Spiritual Depression

Spiritual Depression

Reformation Sunday this Lord’s Day; worship in the morning, hymn sing (5:00p) led by Ross Hauck in the evening. Please join us. Check the announcements for details.

I’ve been trying to synthesize Wm. Gurnall’s teaching in The Christian in Complete Armour (1665) and Martyn Lloyd-Jones sermons and thoughts on spiritual depression. I’m just getting into it, but here are some thoughts.

MLJ felt depression in Christians was usually connected to sin. He wasn’t saying “if you’d just stop sinning you wouldn’t be so miserable.” Rather he knew sin leads to profound and debilitating damage in souls — more Satan’s device to destroy the people of God than our own stiff-necked rebellion. Sin breeds a sense of betrayal (“can I really love God if I do this?”), loss of identity in Christ (“this proves who I really am”), and subsequently despair and hopelessness (“I’m never going to get past this”). MLJ’s preaching was a kind of biblical unpacking of the complexity.

Quick aside and something I try to always say: Paul distinguishes between the act of sin and your identity. Rom. 7:17 “…it is no longer I who do it, but sin that dwells within me.” Yes, you sin; but it is not who you are. Who you are is a new creation in Christ (2 Cor 5:17).

Gurnall would add that Satan’s relentless tactic is to lure us to sin, then condemn us for conceiving and pursuing the sin (Complete Armour p.71ff). This is one of “the devil’s schemes” (the Greek reads literally “methods of the devil”), a phrase Paul uses in Eph. 6:11. So, Satan entices us, then he pins on us both the initial idea and the consummation of it. More often than not, we were just along for the ride. Yes, that makes us complicit in sin, but we are also subject to the endless scheming of a twisted, cunning, devious mind. Hence Gurnall’s concern for how to use the armor of Christ.

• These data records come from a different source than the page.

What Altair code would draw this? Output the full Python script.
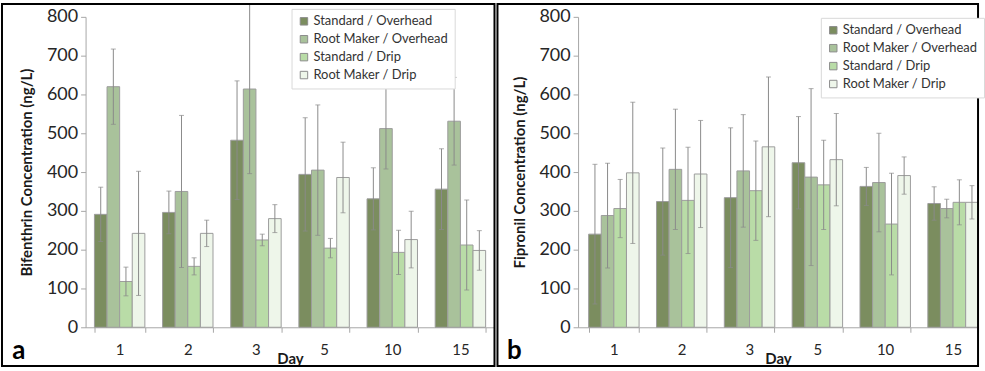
import altair as alt
import pandas as pd

days = ["1", "2", "3", "5", "10", "15"]
series = ["Standard / Overhead", "Root Maker / Overhead", "Standard / Drip", "Root Maker / Drip"]
colors = ["#7b8d5f", "#a9c29b", "#b9dca7", "#eef6ea"]

# Bifenthrin (panel a): mean and error half-width per series, by day
bif_so = [291, 296, 482, 394, 331, 356]
bif_so_err = [70, 55, 153, 146, 80, 104]
bif_ro = [620, 350, 614, 405, 512, 531]
bif_ro_err = [97, 196, 218, 168, 104, 113]
bif_sd = [118, 157, 225, 204, 193, 212]
bif_sd_err = [37, 22, 15, 25, 57, 116]
bif_rd = [242, 242, 280, 386, 226, 198]
bif_rd_err = [160, 34, 36, 91, 73, 51]

# Fipronil (panel b)
fip_so = [240, 324, 334, 424, 363, 319]
fip_so_err = [180, 138, 180, 119, 49, 43]
fip_ro = [288, 407, 403, 387, 373, 306]
fip_ro_err = [135, 155, 145, 228, 127, 24]
fip_sd = [306, 327, 352, 367, 266, 322]
fip_sd_err = [75, 137, 128, 115, 131, 58]
fip_rd = [398, 395, 465, 432, 391, 322]
fip_rd_err = [182, 138, 180, 119, 48, 43]

y_ticks = [0, 100, 200, 300, 400, 500, 600, 700, 800]

FONT = "Lato"


def make_df(vals, errs):
    rows = []
    for s, v, e in zip(series, vals, errs):
        for d, vv, ee in zip(days, v, e):
            rows.append({"Day": d, "Series": s, "value": vv, "lo": vv - ee, "hi": vv + ee})
    return pd.DataFrame(rows)


df_a = make_df([bif_so, bif_ro, bif_sd, bif_rd], [bif_so_err, bif_ro_err, bif_sd_err, bif_rd_err])
df_b = make_df([fip_so, fip_ro, fip_sd, fip_rd], [fip_so_err, fip_ro_err, fip_sd_err, fip_rd_err])


def panel(df, ytitle, letter, width, frame_x, frame_x2, leg_x, leg_y, xscale):
    x = alt.X("Day:N", sort=days, scale=xscale,
              axis=alt.Axis(title="Day", labelAngle=0, tickBand="extent",
                            labelFontSize=15, labelPadding=10, titleFontSize=15,
                            titleFontWeight="bold", titlePadding=-6))
    xo = alt.XOffset("Series:N", sort=series, scale=alt.Scale(paddingInner=0, paddingOuter=0))
    yscale = alt.Scale(domain=[0, 800])
    yaxis = alt.Axis(title=ytitle, values=y_ticks, grid=False, labelOverlap=False,
                     labelFontSize=18, labelPadding=3, titleFontSize=15,
                     titleFontWeight="bold", titlePadding=12)
    base = alt.Chart(df)
    bars = base.mark_bar(stroke="#9c9c9c", strokeWidth=1).encode(
        x=x, xOffset=xo,
        y=alt.Y("value:Q", scale=yscale, axis=yaxis),
        color=alt.Color("Series:N", sort=series,
                        scale=alt.Scale(domain=series, range=colors),
                        legend=alt.Legend(orient="none", legendX=leg_x, legendY=leg_y, title=None,
                                          strokeColor="#d9d9d9", fillColor="white", padding=6,
                                          labelFontSize=13, labelFont=FONT, labelColor="#333333",
                                          symbolType="square", symbolSize=56,
                                          symbolStrokeColor="#8c8c8c", symbolStrokeWidth=1,
                                          rowPadding=4, labelLimit=300, labelOffset=3)),
    )
    rule = base.mark_rule(color="#8a8a8a", strokeWidth=1).encode(
        x=x, xOffset=xo, y=alt.Y("lo:Q", scale=yscale, axis=yaxis), y2="hi:Q")
    cap_hi = base.mark_tick(color="#8a8a8a", size=5, thickness=1).encode(
        x=x, xOffset=xo, y=alt.Y("hi:Q", scale=yscale, axis=yaxis))
    cap_lo = base.mark_tick(color="#8a8a8a", size=5, thickness=1).encode(
        x=x, xOffset=xo, y=alt.Y("lo:Q", scale=yscale, axis=yaxis))
    one = pd.DataFrame({"k": [0]})
    frame = alt.Chart(one).mark_rect(fill="transparent", stroke="black", strokeWidth=2).encode(
        x=alt.value(frame_x), x2=alt.value(frame_x2), y=alt.value(-13), y2=alt.value(351))
    lab = alt.Chart(one).mark_text(text=letter, fontSize=26, fontWeight="bold", font=FONT,
                                   color="black", align="center", baseline="middle").encode(
        x=alt.value(frame_x + 17), y=alt.value(336))
    return alt.layer(bars, rule, cap_hi, cap_lo, frame, lab).properties(width=width, height=312)


left = panel(df_a, "Bifenthrin Concentration (ng/L)", "a", 411, -84, 411, 207, -8,
             alt.Scale(paddingInner=0.26, paddingOuter=0.13))
right = panel(df_b, "Fipronil Concentration (ng/L)", "b", 402, -81, 402, 244, 1,
              alt.Scale(paddingInner=0.26, paddingOuter=0.078, align=1))

chart = alt.hconcat(left, right, spacing=1).resolve_legend(color="independent").properties(
    padding={"left": 1, "top": 2, "right": 0, "bottom": 0},
    background="white",
).configure_view(stroke=None).configure_axis(
    labelFont=FONT, titleFont=FONT, domainColor="#a6a6a6", tickColor="#a6a6a6",
    labelColor="#262626", titleColor="#1a1a1a", tickSize=5,
)

chart.save("out.html", embed_options={"renderer": "svg", "actions": False})
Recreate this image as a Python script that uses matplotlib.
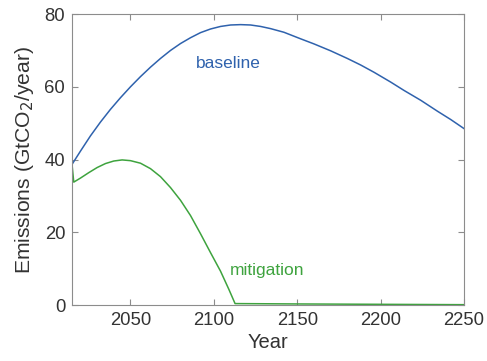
import matplotlib
matplotlib.use("Agg")
import matplotlib.pyplot as plt

plt.rcParams['font.family'] = ['Liberation Sans', 'DejaVu Sans']

# baseline emissions (GtCO2/year)
base_years = [2015, 2020, 2026, 2032, 2038, 2044, 2050, 2056, 2062, 2068, 2074, 2080,
              2086, 2092, 2098, 2104, 2110, 2116, 2122, 2128, 2134, 2142, 2152, 2160,
              2170, 2180, 2188, 2196, 2206, 2214, 2224, 2234, 2242, 2250]
base_vals = [38.7, 42.3, 46.5, 50.3, 53.8, 57.0, 60.0, 62.8, 65.4, 67.8, 70.0, 71.9,
             73.5, 74.9, 75.9, 76.6, 77.0, 77.1, 77.0, 76.6, 76.0, 75.0, 73.2, 71.8,
             69.9, 67.8, 66.0, 64.0, 61.3, 59.0, 56.3, 53.3, 51.0, 48.5]

# mitigation emissions
mit_years = [2015, 2016, 2020, 2025, 2030, 2035, 2040, 2045, 2050, 2056, 2062, 2068,
             2074, 2080, 2086, 2092, 2098, 2104, 2109, 2112.7, 2150, 2250]
mit_vals = [38.5, 33.8, 34.9, 36.4, 37.8, 38.9, 39.6, 39.9, 39.7, 39.0, 37.5, 35.3,
            32.3, 28.8, 24.6, 19.6, 14.4, 9.3, 4.3, 0.4, 0.3, 0.1]

xticks = [2050, 2100, 2150, 2200, 2250]
yticks = [0, 20, 40, 60, 80]

blue = '#2f62ad'
green = '#3ea33e'

fig = plt.figure(figsize=(4.87, 3.61), dpi=100)
ax = fig.add_axes([0.148, 0.155, 0.805, 0.806])

ax.plot(base_years, base_vals, color=blue, lw=1.1)
ax.plot(mit_years, mit_vals, color=green, lw=1.1)

ax.text(2108.5, 66.3, 'baseline', color=blue, fontsize=12.5, ha='center', va='center')
ax.text(2132, 9.4, 'mitigation', color=green, fontsize=12.5, ha='center', va='center')

ax.set_xlim(2015, 2250)
ax.set_ylim(0, 80)
ax.set_xticks(xticks)
ax.set_yticks(yticks)
ax.tick_params(direction='in', top=True, right=True, labelsize=13.3, pad=5,
               colors='#8c8c8c', labelcolor='#333333', length=4, width=0.8)
for s in ax.spines.values():
    s.set_color('#8c8c8c')
    s.set_linewidth(0.8)

ax.set_xlabel('Year', fontsize=14.5, color='#333333', labelpad=3)
ax.set_ylabel('Emissions (GtCO$_2$/year)', fontsize=15.2, color='#333333', labelpad=6)

fig.savefig('out.png', dpi=100)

Perhaps hardest for us to believe in the midst of sin, yet urged by Gurnall, is that God is our advocate (literally one who pleads the case of another before a court). When we betray God, we feel intuitively that we have made ourselves his enemy. That’s how sin feels. But regardless of our enmity and our feelings, God’s resolution of the sin-dilemma is to reconcile his enemies to himself (Rom 5:10).

Say it this way. We think the way to be free from the destruction and despair of sin is to stop sinning. We naturally take the burden onto ourselves: we are the sinners; we are the ones who need to stop. What God does, though, is very different. He begins by declaring us free of sin’s guilt and power “as though I had never sinned nor been a sinner” (Heidelberg Cat. #60). He knows we cannot fight sin while we are under the condemnation of sin, so the first thing he does for every new creation is remove condemnation (Rom 8:1).

This was—in some ways unbeknownst to Luther—the real heart of the Reformation: shifting back to God, and off of God’s people, “a yoke… that neither we nor our forefathers have been able to bear” (Acts 15:10). Because Christ has set you free, you are free indeed. Soli Deo gloria.